**WHAT YOU SHOULD DO**
Leave out the pictures and set down exactly the lines from the start of the listing through the one with "from matplotlib.colors import", both included.

◇ ◇ ◇

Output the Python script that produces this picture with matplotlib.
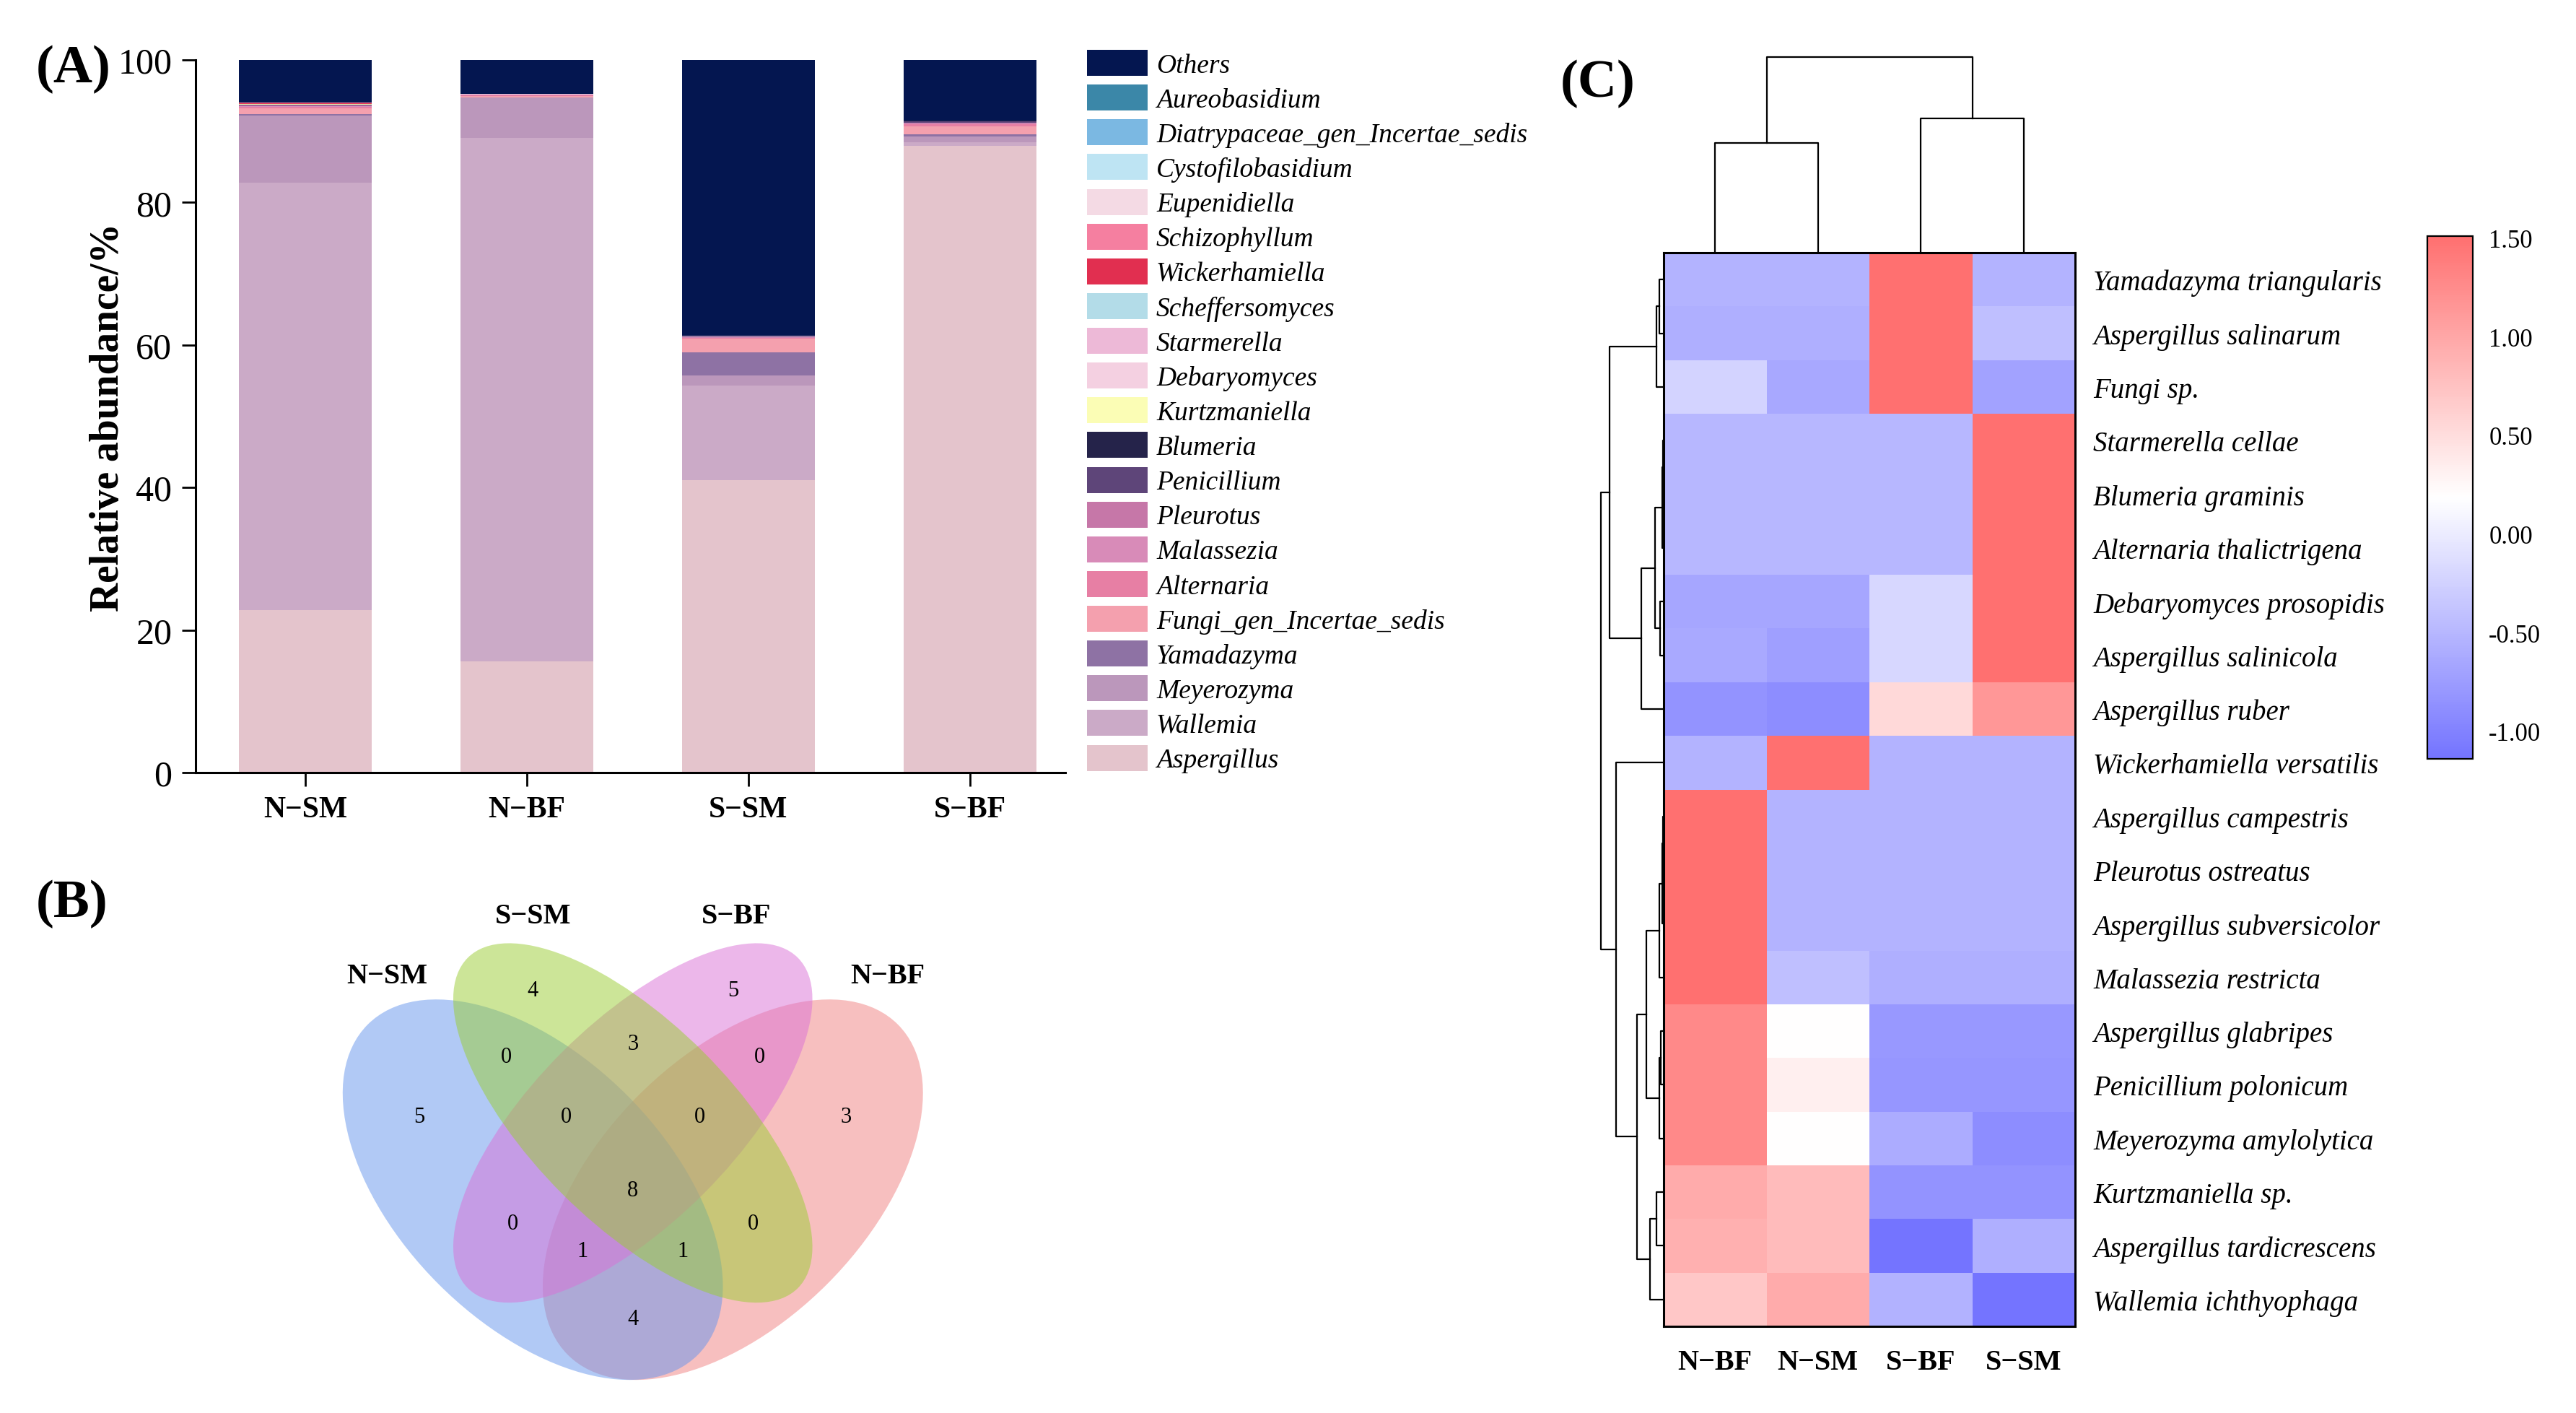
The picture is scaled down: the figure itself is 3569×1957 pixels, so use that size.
import numpy as np
import matplotlib
matplotlib.use('Agg')
import matplotlib.pyplot as plt
from matplotlib.patches import Patch, Ellipse
from matplotlib.colors import LinearSegmentedColormap

plt.rcParams['font.family'] = ['Liberation Serif', 'DejaVu Serif']
plt.rcParams['axes.unicode_minus'] = False

W, H = 3569, 1958

# ---------------- (A) stacked bars ----------------
samples = ['N−SM', 'N−BF', 'S−SM', 'S−BF']
genera = ['Aspergillus', 'Wallemia', 'Meyerozyma', 'Yamadazyma', 'Fungi_gen_Incertae_sedis',
          'Alternaria', 'Malassezia', 'Pleurotus', 'Penicillium', 'Blumeria', 'Kurtzmaniella',
          'Debaryomyces', 'Starmerella', 'Scheffersomyces', 'Wickerhamiella', 'Schizophyllum',
          'Eupenidiella', 'Cystofilobasidium', 'Diatrypaceae_gen_Incertae_sedis', 'Aureobasidium',
          'Others']
genus_colors = ['#e4c4cc', '#cbaac7', '#bb97bb', '#8e72a4', '#f4a0ae', '#e77fa4', '#d88bb8',
                '#c677a8', '#5e4579', '#25234a', '#fbfdb5', '#f4d0e1', '#edb9d7', '#b3dce8',
                '#e12f50', '#f57fa0', '#f4dae4', '#bee4f3', '#7bb8e2', '#3b87a8', '#041650']
# relative abundance (%) per sample, same order as genera
n_sm = [22.8, 60.0, 9.4, 0.2, 0.8, 0.2, 0.1, 0.1, 0.1, 0.0, 0.1, 0.05, 0.0, 0.0, 0.1, 0.05,
        0.0, 0.0, 0.0, 0.0, 6.0]
n_bf = [15.6, 73.5, 5.6, 0.05, 0.2, 0.05, 0.05, 0.05, 0.02, 0.0, 0.05, 0.03, 0.0, 0.0, 0.0, 0.0,
        0.0, 0.0, 0.0, 0.0, 4.8]
s_sm = [41.0, 13.3, 1.4, 3.3, 1.9, 0.1, 0.05, 0.05, 0.05, 0.05, 0.0, 0.0, 0.05, 0.0, 0.0, 0.0,
        0.0, 0.0, 0.0, 0.0, 38.75]
s_bf = [87.9, 0.6, 0.8, 0.3, 1.1, 0.3, 0.1, 0.1, 0.2, 0.05, 0.0, 0.0, 0.0, 0.0, 0.0, 0.0,
        0.0, 0.0, 0.0, 0.0, 8.55]

# ---------------- (B) venn ----------------
venn_sets = ['N−SM', 'S−SM', 'S−BF', 'N−BF']
venn_colors = ['cornflowerblue', 'yellowgreen', 'orchid', 'lightcoral']
# region key: membership in (N-SM, S-SM, S-BF, N-BF)
venn_counts = {'1000': 5, '0100': 4, '0010': 5, '0001': 3, '1100': 0, '0110': 3, '0011': 0,
               '1110': 0, '0111': 0, '1111': 8, '1010': 0, '0101': 0, '1011': 1, '1101': 1,
               '1001': 4}

# ---------------- (C) heatmap ----------------
hm_rows = ['Yamadazyma triangularis', 'Aspergillus salinarum', 'Fungi sp.', 'Starmerella cellae',
           'Blumeria graminis', 'Alternaria thalictrigena', 'Debaryomyces prosopidis',
           'Aspergillus salinicola', 'Aspergillus ruber', 'Wickerhamiella versatilis',
           'Aspergillus campestris', 'Pleurotus ostreatus', 'Aspergillus subversicolor',
           'Malassezia restricta', 'Aspergillus glabripes', 'Penicillium polonicum',
           'Meyerozyma amylolytica', 'Kurtzmaniella sp.', 'Aspergillus tardicrescens',
           'Wallemia ichthyophaga']
hm_cols = ['N−BF', 'N−SM', 'S−BF', 'S−SM']
z_nbf = [-0.53, -0.58, -0.23, -0.50, -0.50, -0.50, -0.66, -0.63, -0.85, -0.53,
         1.50, 1.50, 1.50, 1.50, 1.28, 1.28, 1.28, 0.96, 0.91, 0.70]
z_nsm = [-0.53, -0.58, -0.64, -0.50, -0.50, -0.50, -0.66, -0.73, -0.90, 1.50,
         -0.53, -0.53, -0.53, -0.42, 0.19, 0.33, 0.185, 0.81, 0.81, 0.96]
z_sbf = [1.50, 1.50, 1.50, -0.50, -0.50, -0.50, -0.19, -0.19, 0.53, -0.53,
         -0.53, -0.53, -0.53, -0.58, -0.79, -0.81, -0.61, -0.85, -1.14, -0.54]
z_ssm = [-0.53, -0.42, -0.70, 1.50, 1.50, 1.50, 1.50, 1.51, 1.14, -0.53,
         -0.53, -0.53, -0.53, -0.58, -0.79, -0.81, -0.90, -0.85, -0.58, -1.14]
# dendrograms: (child a, child b, merge height); new nodes numbered after leaves
col_merges = [(0, 1, 152), (2, 3, 186), (4, 5, 271)]
row_merges = [(0, 1, 6), (20, 2, 10), (3, 4, 1), (22, 5, 2), (6, 7, 5), (23, 24, 12),
              (25, 8, 31), (21, 26, 75), (10, 11, 1), (28, 12, 2), (29, 13, 6), (14, 15, 4),
              (31, 16, 6), (30, 32, 24), (17, 18, 10), (34, 19, 19), (33, 35, 37),
              (9, 36, 66), (27, 37, 87)]

fig = plt.figure(figsize=(W / 100, H / 100), dpi=100)


def box(x0, y0, x1, y1):
    # pixel box (top-left origin) -> figure fraction rect
    return [x0 / W, 1 - y1 / H, (x1 - x0) / W, (y1 - y0) / H]


# ---- A
ax = fig.add_axes(box(271, 84, 1476, 1071))
x = np.arange(len(samples))
bottom = np.zeros(len(samples))
for i, g in enumerate(genera):
    vals = np.array([n_sm[i], n_bf[i], s_sm[i], s_bf[i]])
    ax.bar(x, vals, 0.6, bottom=bottom, color=genus_colors[i], label=g, linewidth=0)
    bottom += vals
ax.set_xlim(-0.495, 3.43)
ax.set_ylim(0, 100)
ax.set_yticks([0, 20, 40, 60, 80, 100])
ax.set_xticks(x)
ax.set_xticklabels(samples, fontweight='bold', fontsize=30)
ax.tick_params(axis='y', labelsize=36, length=13.5, width=2, pad=10)
ax.tick_params(axis='x', length=14, width=2, pad=9)
ax.set_ylabel('Relative abundance/%', fontsize=40, fontweight='bold')
ax.yaxis.set_label_coords(-0.079, 0.5)
for s in ['top', 'right']:
    ax.spines[s].set_visible(False)
for s in ['left', 'bottom']:
    ax.spines[s].set_linewidth(2.2)

handles = [Patch(facecolor=genus_colors[i], edgecolor='none') for i in range(len(genera))][::-1]
fig.legend(handles, genera[::-1], loc='upper left', bbox_to_anchor=(1506 / W, 1 - 70 / H),
           frameon=False, borderpad=0, borderaxespad=0, handlelength=2.24, handleheight=1.1,
           handletextpad=0.32, labelspacing=0.25, prop={'family': 'Liberation Serif',
                                                         'style': 'italic', 'size': 27})

# ---- B
axv = fig.add_axes(box(400, 1230, 1360, 1950))
axv.set_xlim(-0.016, 1.023)
axv.set_ylim(0.144, 0.923)
axv.axis('off')
ell = [(0.35, 0.47, 0.70, 0.40, 135), (0.50, 0.57, 0.70, 0.30, 135),
       (0.50, 0.57, 0.70, 0.30, 45), (0.65, 0.47, 0.70, 0.40, 45)]
# drawing order of the reference: N-BF, N-SM, S-BF, S-SM
for k in [3, 0, 2, 1]:
    cx, cy, w, h, a = ell[k]
    axv.add_patch(Ellipse((cx, cy), w, h, angle=a, facecolor=venn_colors[k], alpha=0.5,
                          edgecolor='none'))
count_pos = {'1000': (0.18, 0.579), '0100': (0.35, 0.769), '0010': (0.65, 0.769),
             '0001': (0.82, 0.579), '1100': (0.31, 0.669), '0110': (0.50, 0.689),
             '0011': (0.69, 0.669), '1110': (0.40, 0.579), '0111': (0.60, 0.579),
             '1111': (0.50, 0.469), '1010': (0.32, 0.419), '0101': (0.68, 0.419),
             '1011': (0.425, 0.378), '1101': (0.575, 0.378), '1001': (0.50, 0.277)}
for k, v in venn_counts.items():
    axv.text(*count_pos[k], str(v), ha='center', va='center', fontsize=22)
set_pos = [(0.132, 0.790), (0.351, 0.880), (0.655, 0.880), (0.882, 0.790)]
for name, (px, py) in zip(venn_sets, set_pos):
    axv.text(px, py, name, ha='center', va='center', fontsize=29, fontweight='bold')

# ---- C
cmap = LinearSegmentedColormap.from_list('bwr_soft', ['#7474ff', '#ffffff', '#ff7070'])
data = np.column_stack([z_nbf, z_nsm, z_sbf, z_ssm])
axh = fig.add_axes(box(2305, 351, 2875, 1838))
im = axh.pcolormesh(data, cmap=cmap, vmin=-1.14, vmax=1.51)
axh.set_xlim(0, 4)
axh.set_ylim(len(hm_rows), 0)
axh.yaxis.tick_right()
axh.set_yticks(np.arange(len(hm_rows)) + 0.5)
axh.set_yticklabels(hm_rows, fontstyle='italic', fontsize=28)
axh.set_xticks(np.arange(4) + 0.5)
axh.set_xticklabels(hm_cols, fontweight='bold', fontsize=29)
axh.tick_params(axis='y', length=0, pad=18)
axh.tick_params(axis='x', length=0, pad=22)
for s in axh.spines.values():
    s.set_linewidth(2.2)


def draw_dendro(a, merges, n, top):
    pos = {i: i + 0.5 for i in range(n)}
    hgt = {i: 0.0 for i in range(n)}
    for k, (l, r, h) in enumerate(merges):
        xs = [pos[l], pos[l], pos[r], pos[r]]
        ys = [hgt[l], h, h, hgt[r]]
        if top:
            a.plot(xs, ys, color='black', lw=1.6, clip_on=False)
        else:
            a.plot(ys, xs, color='black', lw=1.6, clip_on=False)
        pos[n + k] = (pos[l] + pos[r]) / 2
        hgt[n + k] = h


axd = fig.add_axes(box(2305, 80, 2875, 351))
draw_dendro(axd, col_merges, 4, True)
axd.set_xlim(0, 4)
axd.set_ylim(0, 271)
axd.axis('off')

axr = fig.add_axes(box(2218, 351, 2305, 1838))
draw_dendro(axr, row_merges, 20, False)
axr.set_xlim(87, 0)
axr.set_ylim(20, 0)
axr.axis('off')

cax = fig.add_axes(box(3363, 328, 3426, 1052))
cb = fig.colorbar(im, cax=cax, ticks=[1.5, 1.0, 0.5, 0.0, -0.5, -1.0], format='%.2f')
cb.ax.tick_params(length=0, labelsize=25, pad=16)
cb.outline.set_linewidth(1.6)

# panel letters
fig.text(50 / W, 1 - 62 / H, '(A)', fontsize=54, fontweight='bold', va='top')
fig.text(50 / W, 1 - 1218 / H, '(B)', fontsize=54, fontweight='bold', va='top')
fig.text(2162 / W, 1 - 82 / H, '(C)', fontsize=54, fontweight='bold', va='top')

fig.savefig('out.png', dpi=100, facecolor='white')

◇ ◇ ◇

**SOLUTION TO THE PROBLEM**
Output the Python script that produces this picture with matplotlib.
The picture is scaled down: the figure itself is 3569×1957 pixels, so use that size.
import numpy as np
import matplotlib
matplotlib.use('Agg')
import matplotlib.pyplot as plt
from matplotlib.patches import Patch, Ellipse
from matplotlib.colors import LinearSegmentedColormap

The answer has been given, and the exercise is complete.